Leave out the pictures and transcribe everything else exactly.
○ ○ ○ ○ ○ ○ ○
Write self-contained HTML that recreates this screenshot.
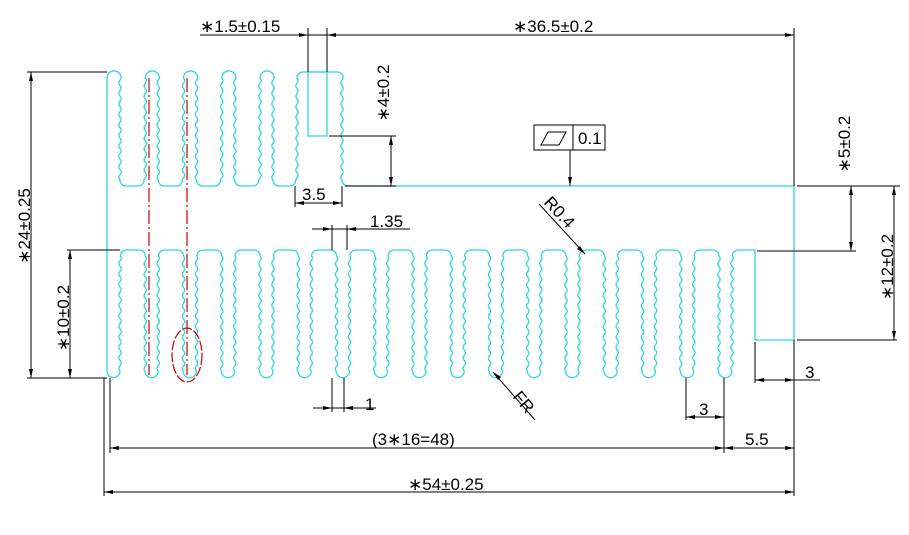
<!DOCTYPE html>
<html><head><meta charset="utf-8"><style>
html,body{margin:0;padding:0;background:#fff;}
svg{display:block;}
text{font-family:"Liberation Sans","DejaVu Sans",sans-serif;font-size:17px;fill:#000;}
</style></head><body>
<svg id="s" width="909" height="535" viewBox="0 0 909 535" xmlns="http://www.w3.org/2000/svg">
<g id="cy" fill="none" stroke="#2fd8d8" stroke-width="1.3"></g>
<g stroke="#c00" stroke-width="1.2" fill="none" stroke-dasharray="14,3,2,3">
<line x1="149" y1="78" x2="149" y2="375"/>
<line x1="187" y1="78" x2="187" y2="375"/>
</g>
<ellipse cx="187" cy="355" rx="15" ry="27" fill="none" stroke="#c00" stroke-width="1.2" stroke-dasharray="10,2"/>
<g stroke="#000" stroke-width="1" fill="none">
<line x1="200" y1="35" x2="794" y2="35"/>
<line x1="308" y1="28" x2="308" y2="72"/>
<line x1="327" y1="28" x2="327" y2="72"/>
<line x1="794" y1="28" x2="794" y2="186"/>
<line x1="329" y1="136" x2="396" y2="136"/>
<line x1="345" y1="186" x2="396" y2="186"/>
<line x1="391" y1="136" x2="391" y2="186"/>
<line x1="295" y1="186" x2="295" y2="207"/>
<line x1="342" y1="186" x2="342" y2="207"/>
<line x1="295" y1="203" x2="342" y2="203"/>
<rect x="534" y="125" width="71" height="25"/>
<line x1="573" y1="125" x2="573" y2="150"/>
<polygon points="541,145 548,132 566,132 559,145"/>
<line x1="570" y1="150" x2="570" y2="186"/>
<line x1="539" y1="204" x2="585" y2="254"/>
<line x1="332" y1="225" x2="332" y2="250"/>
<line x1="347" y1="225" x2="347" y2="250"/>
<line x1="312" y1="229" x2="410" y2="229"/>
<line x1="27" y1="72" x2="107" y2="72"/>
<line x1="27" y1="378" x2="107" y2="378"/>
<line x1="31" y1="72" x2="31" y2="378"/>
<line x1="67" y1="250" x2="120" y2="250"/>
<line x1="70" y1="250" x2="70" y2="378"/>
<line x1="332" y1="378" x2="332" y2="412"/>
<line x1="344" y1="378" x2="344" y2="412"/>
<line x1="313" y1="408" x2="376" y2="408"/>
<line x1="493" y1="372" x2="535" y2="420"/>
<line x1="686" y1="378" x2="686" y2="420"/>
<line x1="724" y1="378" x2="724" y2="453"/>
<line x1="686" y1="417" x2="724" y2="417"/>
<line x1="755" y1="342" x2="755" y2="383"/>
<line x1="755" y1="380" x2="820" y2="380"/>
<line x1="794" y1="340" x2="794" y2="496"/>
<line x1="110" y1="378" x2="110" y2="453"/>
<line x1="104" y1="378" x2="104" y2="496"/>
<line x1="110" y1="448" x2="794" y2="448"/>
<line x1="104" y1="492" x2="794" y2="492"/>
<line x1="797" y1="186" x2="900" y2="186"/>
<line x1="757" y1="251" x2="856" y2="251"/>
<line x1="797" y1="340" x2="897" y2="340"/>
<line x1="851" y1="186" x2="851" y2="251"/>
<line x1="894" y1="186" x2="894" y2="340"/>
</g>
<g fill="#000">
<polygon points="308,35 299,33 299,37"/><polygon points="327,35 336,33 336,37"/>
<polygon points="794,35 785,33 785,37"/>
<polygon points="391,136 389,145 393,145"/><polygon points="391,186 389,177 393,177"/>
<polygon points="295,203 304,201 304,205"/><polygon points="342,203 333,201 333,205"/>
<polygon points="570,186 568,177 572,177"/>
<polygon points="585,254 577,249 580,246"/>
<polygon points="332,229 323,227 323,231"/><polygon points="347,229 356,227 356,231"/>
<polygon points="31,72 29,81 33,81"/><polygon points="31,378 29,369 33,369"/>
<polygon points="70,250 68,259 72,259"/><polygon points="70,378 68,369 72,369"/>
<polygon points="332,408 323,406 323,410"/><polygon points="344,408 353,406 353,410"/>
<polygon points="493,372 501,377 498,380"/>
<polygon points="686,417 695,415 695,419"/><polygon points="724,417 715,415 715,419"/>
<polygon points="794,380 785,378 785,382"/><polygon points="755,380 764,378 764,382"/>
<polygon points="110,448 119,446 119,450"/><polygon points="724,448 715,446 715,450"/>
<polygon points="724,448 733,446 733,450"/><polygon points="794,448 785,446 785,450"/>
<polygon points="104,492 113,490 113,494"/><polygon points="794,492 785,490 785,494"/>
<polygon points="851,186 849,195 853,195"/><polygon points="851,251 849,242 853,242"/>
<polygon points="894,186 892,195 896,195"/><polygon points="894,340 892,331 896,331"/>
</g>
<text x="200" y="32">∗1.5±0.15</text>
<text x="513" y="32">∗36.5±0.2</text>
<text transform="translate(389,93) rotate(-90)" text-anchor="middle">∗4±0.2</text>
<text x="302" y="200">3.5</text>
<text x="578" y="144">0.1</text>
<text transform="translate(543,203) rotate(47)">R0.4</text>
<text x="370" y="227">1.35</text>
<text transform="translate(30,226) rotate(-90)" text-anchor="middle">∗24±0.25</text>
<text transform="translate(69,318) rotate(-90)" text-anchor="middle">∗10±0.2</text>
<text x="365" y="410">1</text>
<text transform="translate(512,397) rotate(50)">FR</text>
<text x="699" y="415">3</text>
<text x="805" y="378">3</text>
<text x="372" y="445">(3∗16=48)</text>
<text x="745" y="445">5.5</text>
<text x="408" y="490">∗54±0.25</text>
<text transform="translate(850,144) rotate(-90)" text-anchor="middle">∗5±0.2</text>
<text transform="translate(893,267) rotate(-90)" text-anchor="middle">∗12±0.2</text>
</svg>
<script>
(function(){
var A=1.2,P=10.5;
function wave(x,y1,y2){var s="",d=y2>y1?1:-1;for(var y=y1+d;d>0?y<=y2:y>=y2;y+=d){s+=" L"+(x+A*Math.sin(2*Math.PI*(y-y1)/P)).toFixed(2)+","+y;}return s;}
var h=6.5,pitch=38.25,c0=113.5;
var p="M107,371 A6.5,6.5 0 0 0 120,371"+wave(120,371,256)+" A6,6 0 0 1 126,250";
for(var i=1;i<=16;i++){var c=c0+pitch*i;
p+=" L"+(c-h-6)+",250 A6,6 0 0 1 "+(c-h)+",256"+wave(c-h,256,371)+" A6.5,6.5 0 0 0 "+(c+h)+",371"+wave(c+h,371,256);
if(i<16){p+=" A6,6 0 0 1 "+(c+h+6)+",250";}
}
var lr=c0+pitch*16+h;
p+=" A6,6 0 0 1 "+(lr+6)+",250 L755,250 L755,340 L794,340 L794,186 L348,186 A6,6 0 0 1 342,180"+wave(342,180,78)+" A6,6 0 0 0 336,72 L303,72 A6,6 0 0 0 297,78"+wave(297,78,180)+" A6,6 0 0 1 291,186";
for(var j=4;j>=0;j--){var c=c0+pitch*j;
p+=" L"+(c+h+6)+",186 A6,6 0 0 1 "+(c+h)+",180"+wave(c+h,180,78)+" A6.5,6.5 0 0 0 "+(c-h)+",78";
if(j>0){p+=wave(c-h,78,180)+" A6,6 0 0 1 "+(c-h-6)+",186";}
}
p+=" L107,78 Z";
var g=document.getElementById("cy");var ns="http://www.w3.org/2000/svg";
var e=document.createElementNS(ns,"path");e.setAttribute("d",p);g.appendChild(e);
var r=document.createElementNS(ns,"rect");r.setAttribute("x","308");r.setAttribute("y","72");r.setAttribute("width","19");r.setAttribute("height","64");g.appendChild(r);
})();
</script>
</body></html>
○ ○ ○ ○ ○ ○ ○
Answer to the exercise:
Write self-contained HTML that recreates this screenshot.
<!DOCTYPE html>
<html><head><meta charset="utf-8"><style>
html,body{margin:0;padding:0;background:#fff;}
svg{display:block;}
text{font-family:"Liberation Sans","DejaVu Sans",sans-serif;font-size:17px;fill:#000;}
</style></head><body>
<svg id="s" width="909" height="535" viewBox="0 0 909 535" xmlns="http://www.w3.org/2000/svg">
<g id="cy" fill="none" stroke="#2fd8d8" stroke-width="1.3"></g>
<g stroke="#c00" stroke-width="1.2" fill="none" stroke-dasharray="14,3,2,3">
<line x1="149" y1="78" x2="149" y2="375"/>
<line x1="187" y1="78" x2="187" y2="375"/>
</g>
<ellipse cx="187" cy="355" rx="15" ry="27" fill="none" stroke="#c00" stroke-width="1.2" stroke-dasharray="10,2"/>
<g stroke="#000" stroke-width="1" fill="none">
<line x1="200" y1="35" x2="794" y2="35"/>
<line x1="308" y1="28" x2="308" y2="72"/>
<line x1="327" y1="28" x2="327" y2="72"/>
<line x1="794" y1="28" x2="794" y2="186"/>
<line x1="329" y1="136" x2="396" y2="136"/>
<line x1="345" y1="186" x2="396" y2="186"/>
<line x1="391" y1="136" x2="391" y2="186"/>
<line x1="295" y1="186" x2="295" y2="207"/>
<line x1="342" y1="186" x2="342" y2="207"/>
<line x1="295" y1="203" x2="342" y2="203"/>
<rect x="534" y="125" width="71" height="25"/>
<line x1="573" y1="125" x2="573" y2="150"/>
<polygon points="541,145 548,132 566,132 559,145"/>
<line x1="570" y1="150" x2="570" y2="186"/>
<line x1="539" y1="204" x2="585" y2="254"/>
<line x1="332" y1="225" x2="332" y2="250"/>
<line x1="347" y1="225" x2="347" y2="250"/>
<line x1="312" y1="229" x2="410" y2="229"/>
<line x1="27" y1="72" x2="107" y2="72"/>
<line x1="27" y1="378" x2="107" y2="378"/>
<line x1="31" y1="72" x2="31" y2="378"/>
<line x1="67" y1="250" x2="120" y2="250"/>
<line x1="70" y1="250" x2="70" y2="378"/>
<line x1="332" y1="378" x2="332" y2="412"/>
<line x1="344" y1="378" x2="344" y2="412"/>
<line x1="313" y1="408" x2="376" y2="408"/>
<line x1="493" y1="372" x2="535" y2="420"/>
<line x1="686" y1="378" x2="686" y2="420"/>
<line x1="724" y1="378" x2="724" y2="453"/>
<line x1="686" y1="417" x2="724" y2="417"/>
<line x1="755" y1="342" x2="755" y2="383"/>
<line x1="755" y1="380" x2="820" y2="380"/>
<line x1="794" y1="340" x2="794" y2="496"/>
<line x1="110" y1="378" x2="110" y2="453"/>
<line x1="104" y1="378" x2="104" y2="496"/>
<line x1="110" y1="448" x2="794" y2="448"/>
<line x1="104" y1="492" x2="794" y2="492"/>
<line x1="797" y1="186" x2="900" y2="186"/>
<line x1="757" y1="251" x2="856" y2="251"/>
<line x1="797" y1="340" x2="897" y2="340"/>
<line x1="851" y1="186" x2="851" y2="251"/>
<line x1="894" y1="186" x2="894" y2="340"/>
</g>
<g fill="#000">
<polygon points="308,35 299,33 299,37"/><polygon points="327,35 336,33 336,37"/>
<polygon points="794,35 785,33 785,37"/>
<polygon points="391,136 389,145 393,145"/><polygon points="391,186 389,177 393,177"/>
<polygon points="295,203 304,201 304,205"/><polygon points="342,203 333,201 333,205"/>
<polygon points="570,186 568,177 572,177"/>
<polygon points="585,254 577,249 580,246"/>
<polygon points="332,229 323,227 323,231"/><polygon points="347,229 356,227 356,231"/>
<polygon points="31,72 29,81 33,81"/><polygon points="31,378 29,369 33,369"/>
<polygon points="70,250 68,259 72,259"/><polygon points="70,378 68,369 72,369"/>
<polygon points="332,408 323,406 323,410"/><polygon points="344,408 353,406 353,410"/>
<polygon points="493,372 501,377 498,380"/>
<polygon points="686,417 695,415 695,419"/><polygon points="724,417 715,415 715,419"/>
<polygon points="794,380 785,378 785,382"/><polygon points="755,380 764,378 764,382"/>
<polygon points="110,448 119,446 119,450"/><polygon points="724,448 715,446 715,450"/>
<polygon points="724,448 733,446 733,450"/><polygon points="794,448 785,446 785,450"/>
<polygon points="104,492 113,490 113,494"/><polygon points="794,492 785,490 785,494"/>
<polygon points="851,186 849,195 853,195"/><polygon points="851,251 849,242 853,242"/>
<polygon points="894,186 892,195 896,195"/><polygon points="894,340 892,331 896,331"/>
</g>
<text x="200" y="32">∗1.5±0.15</text>
<text x="513" y="32">∗36.5±0.2</text>
<text transform="translate(389,93) rotate(-90)" text-anchor="middle">∗4±0.2</text>
<text x="302" y="200">3.5</text>
<text x="578" y="144">0.1</text>
<text transform="translate(543,203) rotate(47)">R0.4</text>
<text x="370" y="227">1.35</text>
<text transform="translate(30,226) rotate(-90)" text-anchor="middle">∗24±0.25</text>
<text transform="translate(69,318) rotate(-90)" text-anchor="middle">∗10±0.2</text>
<text x="365" y="410">1</text>
<text transform="translate(512,397) rotate(50)">FR</text>
<text x="699" y="415">3</text>
<text x="805" y="378">3</text>
<text x="372" y="445">(3∗16=48)</text>
<text x="745" y="445">5.5</text>
<text x="408" y="490">∗54±0.25</text>
<text transform="translate(850,144) rotate(-90)" text-anchor="middle">∗5±0.2</text>
<text transform="translate(893,267) rotate(-90)" text-anchor="middle">∗12±0.2</text>
</svg>
<script>
(function(){
var A=1.2,P=10.5;
function wave(x,y1,y2){var s="",d=y2>y1?1:-1;for(var y=y1+d;d>0?y<=y2:y>=y2;y+=d){s+=" L"+(x+A*Math.sin(2*Math.PI*(y-y1)/P)).toFixed(2)+","+y;}return s;}
var h=6.5,pitch=38.25,c0=113.5;
var p="M107,371 A6.5,6.5 0 0 0 120,371"+wave(120,371,256)+" A6,6 0 0 1 126,250";
for(var i=1;i<=16;i++){var c=c0+pitch*i;
p+=" L"+(c-h-6)+",250 A6,6 0 0 1 "+(c-h)+",256"+wave(c-h,256,371)+" A6.5,6.5 0 0 0 "+(c+h)+",371"+wave(c+h,371,256);
if(i<16){p+=" A6,6 0 0 1 "+(c+h+6)+",250";}
}
var lr=c0+pitch*16+h;
p+=" A6,6 0 0 1 "+(lr+6)+",250 L755,250 L755,340 L794,340 L794,186 L348,186 A6,6 0 0 1 342,180"+wave(342,180,78)+" A6,6 0 0 0 336,72 L303,72 A6,6 0 0 0 297,78"+wave(297,78,180)+" A6,6 0 0 1 291,186";
for(var j=4;j>=0;j--){var c=c0+pitch*j;
p+=" L"+(c+h+6)+",186 A6,6 0 0 1 "+(c+h)+",180"+wave(c+h,180,78)+" A6.5,6.5 0 0 0 "+(c-h)+",78";
if(j>0){p+=wave(c-h,78,180)+" A6,6 0 0 1 "+(c-h-6)+",186";}
}
p+=" L107,78 Z";
var g=document.getElementById("cy");var ns="http://www.w3.org/2000/svg";
var e=document.createElementNS(ns,"path");e.setAttribute("d",p);g.appendChild(e);
var r=document.createElementNS(ns,"rect");r.setAttribute("x","308");r.setAttribute("y","72");r.setAttribute("width","19");r.setAttribute("height","64");g.appendChild(r);
})();
</script>
</body></html>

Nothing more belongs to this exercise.